The UK – not to mention much of Europe and the US – experienced the big freeze this week. Relations between Kraft Foods and largest shareholder Warren Buffett have seemingly turned cold after the so-called Sage of Omaha said he would not back the US food giant’s plans to use its shares to fund its bid for Cadbury. Tensions grew in the UK over issues like GM and the Government’s blueprint for the country’s food sector between now and 2030. And, while Sainsbury’s booked some robust sales figures, its chief executive warned 2010 would be tough – a notion with which his counterparts at Japan’s Seven & I Holdings would no doubt agree.
“A few deliveries have been slightly delayed in the worst affected areas, but they have all reached stores and shelves have been stocked with soup, bread, stews, ready meals and all the other things that customers have wanted to buy during the freeze” – Sainsbury’s plays down fears that the coldest UK weather for 30 years has affected deliveries into stores.
“To state the matter simply, a shareholder voting “yes” today is authorizing a huge transaction without knowing its cost or the means of payment” – Berkshire Hathaway, the investment vehicle led by Warren Buffet and Kraft Foods’ largest investor, slams the company’s plans to issue shares to fund its Cadbury sortie.
“Kraft talk about discipline in making their derisory offer but it’s really about management weakness.
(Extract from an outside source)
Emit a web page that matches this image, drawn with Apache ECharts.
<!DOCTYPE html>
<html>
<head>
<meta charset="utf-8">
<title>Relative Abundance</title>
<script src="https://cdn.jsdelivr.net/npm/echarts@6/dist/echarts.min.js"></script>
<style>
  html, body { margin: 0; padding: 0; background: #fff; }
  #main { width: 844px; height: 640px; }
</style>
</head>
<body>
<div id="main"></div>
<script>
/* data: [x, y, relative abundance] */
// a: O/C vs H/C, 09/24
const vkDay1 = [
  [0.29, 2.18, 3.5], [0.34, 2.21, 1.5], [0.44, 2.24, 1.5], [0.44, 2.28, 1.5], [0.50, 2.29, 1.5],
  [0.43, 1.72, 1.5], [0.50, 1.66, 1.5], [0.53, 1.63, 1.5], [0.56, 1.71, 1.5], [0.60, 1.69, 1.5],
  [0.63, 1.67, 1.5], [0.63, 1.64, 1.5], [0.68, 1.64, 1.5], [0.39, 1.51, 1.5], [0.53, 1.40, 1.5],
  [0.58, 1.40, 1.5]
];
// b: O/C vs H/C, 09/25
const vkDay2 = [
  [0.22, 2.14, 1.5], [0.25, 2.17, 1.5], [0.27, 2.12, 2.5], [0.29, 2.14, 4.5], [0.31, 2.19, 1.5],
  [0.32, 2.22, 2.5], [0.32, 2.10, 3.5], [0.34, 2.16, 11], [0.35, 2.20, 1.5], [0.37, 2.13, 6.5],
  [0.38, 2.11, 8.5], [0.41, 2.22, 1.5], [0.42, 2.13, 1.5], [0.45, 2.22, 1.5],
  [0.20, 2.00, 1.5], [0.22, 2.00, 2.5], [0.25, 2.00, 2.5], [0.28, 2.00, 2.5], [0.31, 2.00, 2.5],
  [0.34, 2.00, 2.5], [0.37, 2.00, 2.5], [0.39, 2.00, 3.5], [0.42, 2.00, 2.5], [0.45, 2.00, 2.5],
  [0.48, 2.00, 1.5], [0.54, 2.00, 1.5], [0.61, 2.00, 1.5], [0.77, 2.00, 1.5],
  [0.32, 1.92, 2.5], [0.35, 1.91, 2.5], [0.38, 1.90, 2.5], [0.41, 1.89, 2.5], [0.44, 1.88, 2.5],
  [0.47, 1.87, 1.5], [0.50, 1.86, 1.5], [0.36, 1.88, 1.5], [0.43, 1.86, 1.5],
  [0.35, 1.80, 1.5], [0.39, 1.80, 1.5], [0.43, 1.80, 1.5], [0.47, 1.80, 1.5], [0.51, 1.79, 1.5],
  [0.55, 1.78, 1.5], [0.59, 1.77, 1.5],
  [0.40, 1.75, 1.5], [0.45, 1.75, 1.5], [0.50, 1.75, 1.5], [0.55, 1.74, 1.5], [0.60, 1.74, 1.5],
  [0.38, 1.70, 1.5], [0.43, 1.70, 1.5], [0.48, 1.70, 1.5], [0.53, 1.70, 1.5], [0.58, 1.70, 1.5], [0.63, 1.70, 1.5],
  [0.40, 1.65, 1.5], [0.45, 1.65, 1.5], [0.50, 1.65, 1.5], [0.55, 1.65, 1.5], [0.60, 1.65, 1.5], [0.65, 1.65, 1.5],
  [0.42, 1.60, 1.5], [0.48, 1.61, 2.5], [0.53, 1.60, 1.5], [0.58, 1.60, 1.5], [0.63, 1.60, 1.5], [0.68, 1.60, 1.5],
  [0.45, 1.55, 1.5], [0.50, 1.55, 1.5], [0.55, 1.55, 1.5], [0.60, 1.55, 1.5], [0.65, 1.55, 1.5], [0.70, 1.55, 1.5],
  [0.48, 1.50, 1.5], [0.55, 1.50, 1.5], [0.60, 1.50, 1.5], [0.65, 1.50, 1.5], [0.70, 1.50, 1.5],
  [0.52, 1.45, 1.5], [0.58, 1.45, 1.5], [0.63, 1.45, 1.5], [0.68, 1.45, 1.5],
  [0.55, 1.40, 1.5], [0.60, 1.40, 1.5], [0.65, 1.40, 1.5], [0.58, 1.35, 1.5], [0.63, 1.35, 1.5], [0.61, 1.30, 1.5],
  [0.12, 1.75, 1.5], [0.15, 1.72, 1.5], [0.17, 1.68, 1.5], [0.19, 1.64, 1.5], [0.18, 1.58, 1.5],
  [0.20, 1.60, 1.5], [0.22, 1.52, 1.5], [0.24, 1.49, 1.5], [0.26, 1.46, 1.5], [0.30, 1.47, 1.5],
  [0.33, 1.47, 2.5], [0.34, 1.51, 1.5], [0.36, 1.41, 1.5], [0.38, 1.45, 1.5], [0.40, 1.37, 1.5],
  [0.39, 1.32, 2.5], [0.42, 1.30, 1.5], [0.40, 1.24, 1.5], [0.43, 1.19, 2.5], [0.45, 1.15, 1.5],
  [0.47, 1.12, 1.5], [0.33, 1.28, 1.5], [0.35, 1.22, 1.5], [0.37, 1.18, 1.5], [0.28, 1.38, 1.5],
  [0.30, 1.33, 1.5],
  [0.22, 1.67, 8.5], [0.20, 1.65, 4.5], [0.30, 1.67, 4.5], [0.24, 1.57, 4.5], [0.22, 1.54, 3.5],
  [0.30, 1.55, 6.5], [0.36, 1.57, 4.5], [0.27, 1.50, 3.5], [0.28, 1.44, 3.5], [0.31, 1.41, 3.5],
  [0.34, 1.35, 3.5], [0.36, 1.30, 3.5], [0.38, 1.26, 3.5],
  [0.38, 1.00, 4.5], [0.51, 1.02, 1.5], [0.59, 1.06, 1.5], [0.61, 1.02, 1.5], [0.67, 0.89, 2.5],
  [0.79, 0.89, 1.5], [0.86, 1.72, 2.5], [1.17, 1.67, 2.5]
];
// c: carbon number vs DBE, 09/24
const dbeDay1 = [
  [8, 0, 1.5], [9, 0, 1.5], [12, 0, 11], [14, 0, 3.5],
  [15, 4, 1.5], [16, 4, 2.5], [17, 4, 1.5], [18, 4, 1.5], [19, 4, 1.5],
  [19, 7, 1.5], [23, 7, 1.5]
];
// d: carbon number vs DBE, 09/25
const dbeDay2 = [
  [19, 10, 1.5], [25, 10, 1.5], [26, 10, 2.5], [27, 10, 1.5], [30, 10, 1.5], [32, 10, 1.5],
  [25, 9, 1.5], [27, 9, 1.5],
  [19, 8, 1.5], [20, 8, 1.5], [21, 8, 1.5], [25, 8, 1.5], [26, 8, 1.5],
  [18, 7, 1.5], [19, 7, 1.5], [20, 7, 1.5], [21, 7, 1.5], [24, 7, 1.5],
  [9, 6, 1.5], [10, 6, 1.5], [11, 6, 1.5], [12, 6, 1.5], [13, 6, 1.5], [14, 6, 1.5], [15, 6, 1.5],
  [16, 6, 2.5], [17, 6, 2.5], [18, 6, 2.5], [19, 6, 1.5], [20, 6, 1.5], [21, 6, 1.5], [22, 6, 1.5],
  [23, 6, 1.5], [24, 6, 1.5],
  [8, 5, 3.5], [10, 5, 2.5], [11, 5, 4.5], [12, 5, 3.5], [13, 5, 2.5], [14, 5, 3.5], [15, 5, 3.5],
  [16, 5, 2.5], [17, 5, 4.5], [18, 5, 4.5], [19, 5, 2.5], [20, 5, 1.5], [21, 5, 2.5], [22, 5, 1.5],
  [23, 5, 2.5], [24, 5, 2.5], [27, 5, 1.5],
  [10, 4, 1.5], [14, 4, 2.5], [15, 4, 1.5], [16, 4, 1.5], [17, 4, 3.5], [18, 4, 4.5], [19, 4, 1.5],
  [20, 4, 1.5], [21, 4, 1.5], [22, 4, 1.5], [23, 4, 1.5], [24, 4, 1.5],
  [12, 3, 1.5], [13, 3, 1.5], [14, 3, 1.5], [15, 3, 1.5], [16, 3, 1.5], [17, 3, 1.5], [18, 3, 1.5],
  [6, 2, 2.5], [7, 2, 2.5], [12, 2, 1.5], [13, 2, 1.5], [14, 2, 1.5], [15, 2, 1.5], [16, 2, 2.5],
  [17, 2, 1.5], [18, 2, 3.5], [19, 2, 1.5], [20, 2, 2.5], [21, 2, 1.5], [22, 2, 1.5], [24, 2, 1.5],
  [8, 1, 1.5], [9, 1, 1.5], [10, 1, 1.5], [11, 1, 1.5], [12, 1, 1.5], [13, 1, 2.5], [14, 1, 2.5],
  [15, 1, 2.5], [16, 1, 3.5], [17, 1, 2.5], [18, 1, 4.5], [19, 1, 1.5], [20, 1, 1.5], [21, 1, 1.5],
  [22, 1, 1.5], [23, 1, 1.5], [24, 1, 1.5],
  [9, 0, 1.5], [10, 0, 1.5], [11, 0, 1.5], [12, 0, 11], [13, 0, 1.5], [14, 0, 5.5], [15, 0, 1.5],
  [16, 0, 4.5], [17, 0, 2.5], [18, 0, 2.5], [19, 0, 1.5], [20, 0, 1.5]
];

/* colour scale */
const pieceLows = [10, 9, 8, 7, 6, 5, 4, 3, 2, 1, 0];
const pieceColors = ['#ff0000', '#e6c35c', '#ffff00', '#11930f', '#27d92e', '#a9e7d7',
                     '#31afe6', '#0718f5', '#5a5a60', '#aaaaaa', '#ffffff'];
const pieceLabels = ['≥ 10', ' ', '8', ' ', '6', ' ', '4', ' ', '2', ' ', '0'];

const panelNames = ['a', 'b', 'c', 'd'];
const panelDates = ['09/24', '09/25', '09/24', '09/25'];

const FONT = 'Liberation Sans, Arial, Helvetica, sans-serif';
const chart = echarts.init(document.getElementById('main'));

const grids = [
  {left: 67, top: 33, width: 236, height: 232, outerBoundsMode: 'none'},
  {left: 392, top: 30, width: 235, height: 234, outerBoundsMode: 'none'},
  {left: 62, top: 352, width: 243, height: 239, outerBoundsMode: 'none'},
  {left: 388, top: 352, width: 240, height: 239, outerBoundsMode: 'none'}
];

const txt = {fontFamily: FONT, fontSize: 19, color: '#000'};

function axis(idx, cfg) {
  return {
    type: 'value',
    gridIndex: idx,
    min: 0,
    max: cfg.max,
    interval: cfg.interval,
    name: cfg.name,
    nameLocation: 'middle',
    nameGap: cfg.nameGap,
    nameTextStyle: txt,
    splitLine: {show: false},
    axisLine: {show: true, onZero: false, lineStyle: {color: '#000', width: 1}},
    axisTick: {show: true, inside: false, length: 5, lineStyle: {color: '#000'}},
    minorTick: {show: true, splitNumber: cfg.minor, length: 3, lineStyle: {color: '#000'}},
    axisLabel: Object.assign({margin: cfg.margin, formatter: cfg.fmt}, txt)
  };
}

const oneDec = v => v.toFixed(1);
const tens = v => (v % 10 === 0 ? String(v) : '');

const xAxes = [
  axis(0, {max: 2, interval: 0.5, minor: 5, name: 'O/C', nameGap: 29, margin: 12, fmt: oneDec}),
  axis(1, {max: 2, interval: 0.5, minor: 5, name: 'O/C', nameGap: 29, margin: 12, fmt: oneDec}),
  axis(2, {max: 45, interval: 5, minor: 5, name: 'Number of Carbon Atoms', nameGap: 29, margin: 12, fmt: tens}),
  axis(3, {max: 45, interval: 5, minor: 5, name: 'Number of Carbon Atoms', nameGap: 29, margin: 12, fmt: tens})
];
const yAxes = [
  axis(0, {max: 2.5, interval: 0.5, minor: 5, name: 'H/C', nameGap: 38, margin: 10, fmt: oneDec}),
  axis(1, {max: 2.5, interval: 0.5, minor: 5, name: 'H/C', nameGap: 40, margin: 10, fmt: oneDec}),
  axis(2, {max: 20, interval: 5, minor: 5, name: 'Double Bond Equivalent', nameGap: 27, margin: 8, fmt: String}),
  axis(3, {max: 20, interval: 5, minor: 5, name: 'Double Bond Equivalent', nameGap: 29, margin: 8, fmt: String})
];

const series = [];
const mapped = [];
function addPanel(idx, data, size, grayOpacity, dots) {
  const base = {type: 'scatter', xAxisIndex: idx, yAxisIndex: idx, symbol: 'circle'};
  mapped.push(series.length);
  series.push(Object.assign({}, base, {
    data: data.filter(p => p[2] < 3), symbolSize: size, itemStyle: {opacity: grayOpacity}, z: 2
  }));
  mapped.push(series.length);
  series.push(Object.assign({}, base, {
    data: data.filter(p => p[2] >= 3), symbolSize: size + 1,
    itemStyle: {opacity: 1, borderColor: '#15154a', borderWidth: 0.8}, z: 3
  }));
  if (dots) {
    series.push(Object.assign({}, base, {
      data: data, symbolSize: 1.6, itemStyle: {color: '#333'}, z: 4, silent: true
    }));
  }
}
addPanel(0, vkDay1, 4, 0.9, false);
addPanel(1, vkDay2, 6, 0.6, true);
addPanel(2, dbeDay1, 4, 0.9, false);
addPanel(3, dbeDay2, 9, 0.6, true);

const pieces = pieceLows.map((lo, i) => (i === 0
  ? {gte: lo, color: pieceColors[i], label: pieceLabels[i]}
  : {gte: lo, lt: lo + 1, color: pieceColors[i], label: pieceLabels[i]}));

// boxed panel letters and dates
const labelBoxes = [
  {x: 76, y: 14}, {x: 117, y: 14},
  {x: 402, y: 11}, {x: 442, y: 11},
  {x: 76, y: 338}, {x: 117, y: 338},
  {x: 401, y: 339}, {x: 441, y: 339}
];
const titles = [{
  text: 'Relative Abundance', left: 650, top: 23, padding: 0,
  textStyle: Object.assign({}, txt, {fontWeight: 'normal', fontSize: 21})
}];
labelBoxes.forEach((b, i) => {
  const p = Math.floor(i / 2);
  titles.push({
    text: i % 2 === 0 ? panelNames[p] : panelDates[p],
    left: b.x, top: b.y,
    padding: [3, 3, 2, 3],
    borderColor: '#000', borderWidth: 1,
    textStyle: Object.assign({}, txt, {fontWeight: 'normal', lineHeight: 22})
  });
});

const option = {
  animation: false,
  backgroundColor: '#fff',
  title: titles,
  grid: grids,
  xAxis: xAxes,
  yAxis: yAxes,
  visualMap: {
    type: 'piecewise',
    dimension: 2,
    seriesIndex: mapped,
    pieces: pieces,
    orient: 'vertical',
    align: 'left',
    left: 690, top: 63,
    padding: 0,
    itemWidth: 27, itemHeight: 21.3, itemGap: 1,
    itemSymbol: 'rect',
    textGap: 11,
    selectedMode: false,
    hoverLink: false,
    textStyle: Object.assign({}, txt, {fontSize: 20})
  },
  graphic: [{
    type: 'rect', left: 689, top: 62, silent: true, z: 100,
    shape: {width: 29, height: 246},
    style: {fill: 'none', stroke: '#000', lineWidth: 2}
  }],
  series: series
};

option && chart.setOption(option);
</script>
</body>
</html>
In essence their offer is limited by powerful Kraft shareholders restricting the stock content and constrained by Kraft’s rating agencies limiting the cash content” – Cadbury chairman Roger Carr again hits out at Kraft.
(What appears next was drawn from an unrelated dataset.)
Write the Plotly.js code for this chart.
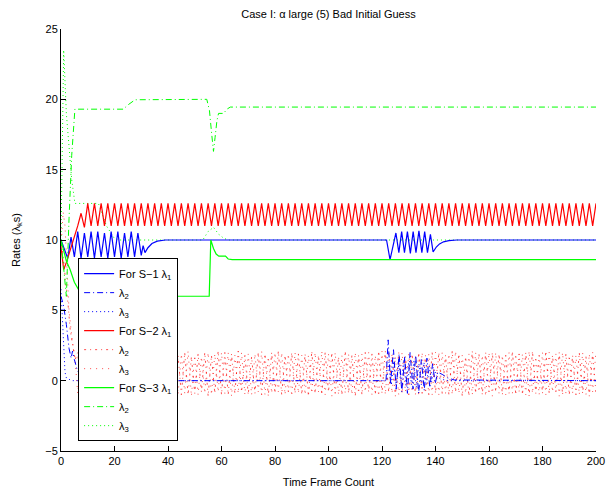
<!DOCTYPE html>
<html><head><meta charset="utf-8">
<script src="https://cdn.plot.ly/plotly-3.0.1.min.js"></script>
<style>html,body{margin:0;padding:0;background:#fff}#plot{width:610px;height:492px}</style>
</head><body><div id="plot"></div>
<script>
// shared time grid for the fast oscillating parts (frames)
const tZig = [6.25,7.5,8.75,10,
11.25,12.5,13.75,15,16.25,17.5,18.75,20,
21.25,22.5,23.75,25,26.25,27.5,28.75,30,
31.25,32.5,33.75,35,36.25,37.5,38.75,40,
41.25,42.5,43.75,45,46.25,47.5,48.75,50,
51.25,52.5,53.75,55,56.25,57.5,58.75,60,
61.25,62.5,63.75,65,66.25,67.5,68.75,70,
71.25,72.5,73.75,75,76.25,77.5,78.75,80,
81.25,82.5,83.75,85,86.25,87.5,88.75,90,
91.25,92.5,93.75,95,96.25,97.5,98.75,100,
101.25,102.5,103.75,105,106.25,107.5,108.75,110,
111.25,112.5,113.75,115,116.25,117.5,118.75,120,
121.25,122.5,123.75,125,126.25,127.5,128.75,130,
131.25,132.5,133.75,135,136.25,137.5,138.75,140,
141.25,142.5,143.75,145,146.25,147.5,148.75,150,
151.25,152.5,153.75,155,156.25,157.5,158.75,160,
161.25,162.5,163.75,165,166.25,167.5,168.75,170,
171.25,172.5,173.75,175,176.25,177.5,178.75,180,
181.25,182.5,183.75,185,186.25,187.5,188.75,190,
191.25,192.5,193.75,195,196.25,197.5,198.75,200];

// S-1 (blue)
const tS1L1 = [0,1.25,2.5,3.75,5,6.25,7.5,8.75,10,11.25,12.5,13.75,15,16.25,17.5,18.75,20,21.25,22.5,23.75,25,26.25,27.5,28.75,30,30.7,31.4,32.5,34,36,39,121.7,123,125.2,126.3,127.35,128.4,129.5,130.6,131.65,132.7,133.8,134.9,135.95,137,138.1,139.1,140.3,141.5,143,145,148,200];
const vS1L1 = [10,9.4,8.7,10.2,8.8,10.6,8.7,10.5,8.8,10.6,8.7,10.6,8.8,10.5,8.7,10.6,8.8,10.6,8.7,10.5,8.8,10.6,8.8,10.5,8.9,9.6,9.1,9.45,9.75,9.92,10,10,8.6,10.5,9.1,10.6,9.1,10.6,9.05,10.6,9.1,10.65,9.1,10.6,9.1,10.4,9.15,9.5,9.72,9.87,9.95,10,10];
const tS1L2 = [0,1,2,3,3.8,4.3,5,6,7,9,12,15,121.5,122.3,123.2,124.3,125.3,126.4,127.4,128.5,129.5,130.5,131.6,132.6,133.7,134.7,135.8,136.8,137.9,138.9,139.9,140.8,142.5,144.5,147,200];
const vS1L2 = [6,5.3,4.0,2.3,1.6,2.1,1.5,0.8,0.4,0.15,0.05,0,0,2.9,-0.2,2.2,-0.6,1.9,-0.8,1.7,-0.9,2.0,-0.6,1.8,-0.9,1.5,-0.7,1.6,-0.5,1.2,-0.2,0.6,0.45,0.2,0.05,0];
const tS1L3 = [0,0.5,1,1.5,2,4,121.8,122.6,123.5,124.4,125.3,126.3,127.2,128.1,129,130,131,131.9,132.8,133.8,134.7,135.7,136.6,137.6,138.5,139.5,140.5,142,145,200];
const vS1L3 = [6.5,4.5,2.5,0.6,0.2,0,0,1.3,-0.3,1.4,-0.4,1.2,-0.2,1.5,-0.4,1.3,-0.3,1.4,-0.5,1.2,-0.3,1.3,-0.2,1.1,-0.1,0.8,0.3,0.1,0,0];

// S-2 (red): start transients, then oscillation on tZig
const tS2L1Start = [0,1,2,3,4,5];
const vS2L1Start = [9.5,7.9,8.4,9.0,9.6,10.2];
const vS2L1Zig = [11.0,11.9,10.9,12.6,
11.0,12.6,11.0,12.6,11.0,12.6,11.0,12.6,
11.0,12.6,11.0,12.6,11.0,12.6,11.0,12.6,
11.0,12.6,11.0,12.6,11.0,12.6,11.0,12.6,
11.0,12.6,11.0,12.6,11.0,12.6,11.0,12.6,
11.0,12.6,11.0,12.6,11.0,12.6,11.0,12.6,
11.0,12.6,11.0,12.6,11.0,12.6,11.0,12.6,
11.0,12.6,11.0,12.6,11.0,12.6,11.0,12.6,
11.0,12.6,11.0,12.6,11.0,12.6,11.0,12.6,
11.0,12.6,11.0,12.6,11.0,12.6,11.0,12.6,
11.0,12.6,11.0,12.6,11.0,12.6,11.0,12.6,
11.0,12.6,11.0,12.6,11.0,12.6,11.0,12.6,
11.0,12.6,11.0,12.6,11.0,12.6,11.0,12.6,
11.0,12.6,11.0,12.6,11.0,12.6,11.0,12.6,
11.0,12.6,11.0,12.6,11.0,12.6,11.0,12.6,
11.0,12.6,11.0,12.6,11.0,12.6,11.0,12.6,
11.0,12.6,11.0,12.6,11.0,12.6,11.0,12.6,
11.0,12.6,11.0,12.6,11.0,12.6,11.0,12.6,
11.0,12.6,11.0,12.6,11.0,12.6,11.0,12.6,
11.0,12.6,11.0,12.6,11.0,12.6,11.0,12.6];
const tS2L2Start = [0,1,2,2.6,3.5,4.5,5.3];
const vS2L2Start = [10,8.5,6.5,5.5,3.5,2.3,1.5];
const vS2L2Zig = [2.0,-0.8,1.9,-1.0,
1.9,-0.9,2.0,-1.0,1.8,-0.9,2.1,-1.0,
2.0,-1.1,1.7,-0.8,2.0,-1.0,1.9,-0.9,
1.8,-1.0,2.1,-0.9,1.9,-0.8,2.0,-1.1,
2.1,-0.9,1.8,-1.0,2.0,-1.0,1.7,-0.9,
1.9,-0.8,2.0,-1.1,1.8,-0.9,2.1,-1.0,
2.0,-1.0,1.9,-0.9,2.1,-0.8,1.8,-1.0,
1.7,-0.9,2.0,-1.0,1.9,-1.1,2.0,-0.9,
2.1,-1.0,1.8,-0.8,2.0,-0.9,1.9,-1.0,
1.9,-1.1,2.1,-0.9,1.8,-1.0,2.0,-0.8,
2.0,-0.9,1.7,-1.0,2.1,-0.9,1.8,-1.1,
1.8,-1.0,2.0,-0.8,1.9,-1.0,2.1,-0.9,
2.1,-0.8,1.9,-1.1,2.0,-0.9,1.7,-1.0,
1.9,-1.0,2.0,-0.9,1.8,-1.0,2.0,-0.9,
2.0,-0.9,1.8,-1.0,2.1,-0.8,1.9,-1.1,
1.7,-1.1,2.1,-0.9,1.9,-1.0,2.0,-0.8,
2.0,-0.8,1.9,-1.0,1.8,-0.9,2.1,-1.0,
1.9,-1.0,2.0,-1.1,2.1,-0.9,1.8,-0.9,
2.1,-0.9,1.8,-0.8,2.0,-1.0,1.9,-1.0,
1.8,-1.0,2.0,-0.9,1.7,-1.1,2.0,-0.9];
const tS2L3Start = [0,0.8,1.5,2.2,3,4,5.2];
const vS2L3Start = [9.5,12,11,8.5,5,3.2,1.6];
const vS2L3Zig = [-0.9,1.8,-1.0,2.0,
-1.0,1.8,-0.9,2.0,-1.1,1.9,-0.8,2.0,
-0.9,2.1,-1.0,1.8,-0.9,2.0,-1.0,1.7,
-1.1,1.9,-0.8,2.0,-1.0,1.8,-0.9,2.1,
-0.8,2.0,-1.0,1.9,-0.9,2.1,-1.1,1.8,
-1.0,1.7,-0.9,2.0,-1.0,1.9,-0.8,2.0,
-0.9,2.0,-1.1,1.8,-0.9,2.0,-1.0,1.9,
-1.0,1.9,-0.8,2.1,-1.0,1.7,-0.9,2.0,
-0.8,2.0,-1.0,1.9,-1.1,2.0,-0.9,1.8,
-1.0,1.8,-0.9,2.0,-0.8,2.1,-1.0,1.9,
-1.1,2.0,-1.0,1.8,-0.9,1.9,-1.0,2.0,
-0.9,1.9,-0.8,2.0,-1.0,1.8,-1.1,2.1,
-1.0,2.1,-0.9,1.7,-1.0,2.0,-0.8,1.9,
-0.8,1.8,-1.1,2.0,-0.9,1.9,-1.0,2.0,
-1.0,2.0,-0.9,1.9,-1.0,2.1,-0.9,1.8,
-0.9,1.9,-1.0,2.0,-0.8,1.8,-1.1,2.0,
-1.1,2.0,-0.9,1.8,-1.0,2.0,-0.9,1.9,
-0.8,1.9,-1.0,2.1,-0.9,1.7,-1.0,2.0,
-1.0,2.0,-0.8,1.9,-1.1,2.0,-0.9,1.8,
-0.9,1.8,-1.0,2.0,-1.0,1.9,-0.8,2.1];

// S-3 (green)
const tS3L1 = [0,1,2,3.4,5,6.5,9,13,20,55.4,56,57,58,59,61.5,62.5,64,200];
const vS3L1 = [10,9.2,8.5,7.9,7.0,6.5,6.2,6.05,6.0,6.0,10.0,9.4,9.0,8.85,8.85,8.65,8.6,8.6];
const tS3L2 = [0,1,2,3,4,5.2,23.3,25,27.7,54.5,55.5,56.3,57,57.6,58.3,58.9,60.8,62,63.3,200];
const vS3L2 = [10,8.2,6,11.5,16,19.3,19.3,19.6,19.97,20,19.2,17.6,16.3,17.3,18.5,19.0,19.0,19.3,19.45,19.45];
const tS3L3 = [0,1,2,3,4,5.2,14,17,20,22,53,55,57,59,61,63,200];
const vS3L3 = [10,23.5,19,16.5,14.3,12.6,12.6,11,10.1,10,10,10.6,10.9,10.4,10.1,10,10];

const legendNames = ['For S\u22121 \u03bb<sub>1</sub>','\u03bb<sub>2</sub>','\u03bb<sub>3</sub>',
  'For S\u22122 \u03bb<sub>1</sub>','\u03bb<sub>2</sub>','\u03bb<sub>3</sub>',
  'For S\u22123 \u03bb<sub>1</sub>','\u03bb<sub>2</sub>','\u03bb<sub>3</sub>'];

const BLUE='#0000ff', RED='#ff0000', GREEN='#00ff00';
const DASHDOT='6px,3px,1px,3px', DOT='1px,3px';

function tr(x,y,name,color,dash,rank,w,op){
  return {type:'scatter',mode:'lines',x:x,y:y,name:name,legendrank:rank,opacity:op||1,
    line:{color:color,width:w||1,dash:dash}};
}

const traces = [
  tr(tS3L3,vS3L3,legendNames[8],GREEN,DOT,9),
  tr(tS2L3Start.concat(tZig),vS2L3Start.concat(vS2L3Zig),legendNames[5],RED,'1px,5px',6,1,0.7),
  tr(tS2L2Start.concat(tZig),vS2L2Start.concat(vS2L2Zig),legendNames[4],RED,'2px,4px,1px,4px',5,1,0.7),
  tr(tS1L3,vS1L3,legendNames[2],BLUE,DOT,3),
  tr(tS1L2,vS1L2,legendNames[1],BLUE,DASHDOT,2),
  tr(tS1L1,vS1L1,legendNames[0],BLUE,'solid',1,1.2),
  tr(tS2L1Start.concat(tZig),vS2L1Start.concat(vS2L1Zig),legendNames[3],RED,'solid',4,1.2),
  tr(tS3L1,vS3L1,legendNames[6],GREEN,'solid',7,1.2),
  tr(tS3L2,vS3L2,legendNames[7],GREEN,DASHDOT,8),
];

const FONT = 'Liberation Sans, Arial, Helvetica, sans-serif';
const layout = {
  width:610, height:492,
  margin:{l:61,r:14,t:29,b:41},
  paper_bgcolor:'#fff', plot_bgcolor:'#fff',
  font:{family:FONT,size:11,color:'#000'},
  title:{text:'Case I: \u03b1 large (5) Bad Initial Guess',font:{family:FONT,size:11,color:'#000'},
    x:0.5,xref:'paper',y:0.972,yref:'container',yanchor:'middle'},
  showlegend:true,
  legend:{x:0.032,y:0.457,xanchor:'left',yanchor:'top',bgcolor:'#fff',bordercolor:'#000',borderwidth:1,
    font:{family:FONT,size:11,color:'#000'},tracegroupgap:0},
  xaxis:{range:[0,200],tickvals:[0,20,40,60,80,100,120,140,160,180,200],
    showgrid:false,zeroline:false,showline:true,linecolor:'#000',linewidth:1,
    ticks:'inside',ticklen:5,tickcolor:'#000',
    tickfont:{family:FONT,size:11,color:'#000'},
    title:{text:'Time Frame Count',font:{family:FONT,size:11,color:'#000'},standoff:12}},
  yaxis:{range:[-5,25],tickvals:[-5,0,5,10,15,20,25],
    showgrid:false,zeroline:false,showline:true,linecolor:'#000',linewidth:1,
    ticks:'inside',ticklen:5,tickcolor:'#000',
    tickfont:{family:FONT,size:11,color:'#000'},
    title:{text:'Rates (\u03bb<sub>k</sub>s)',font:{family:FONT,size:11,color:'#000'},standoff:22}},
};

Plotly.newPlot('plot',traces,layout,{staticPlot:true,displayModeBar:false});
</script>
</body></html>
“We have 152 products representing 77 brands, that are either number one or number two in their market. We believe we have sufficient size and scale in different dimensions of the business that will allow us to continue to compete effectively, regardless of what happens in our industry segment” – Nestle CFO Jim Singh insists the Kit Kat maker can compete in candy – whatever happens to Cadbury.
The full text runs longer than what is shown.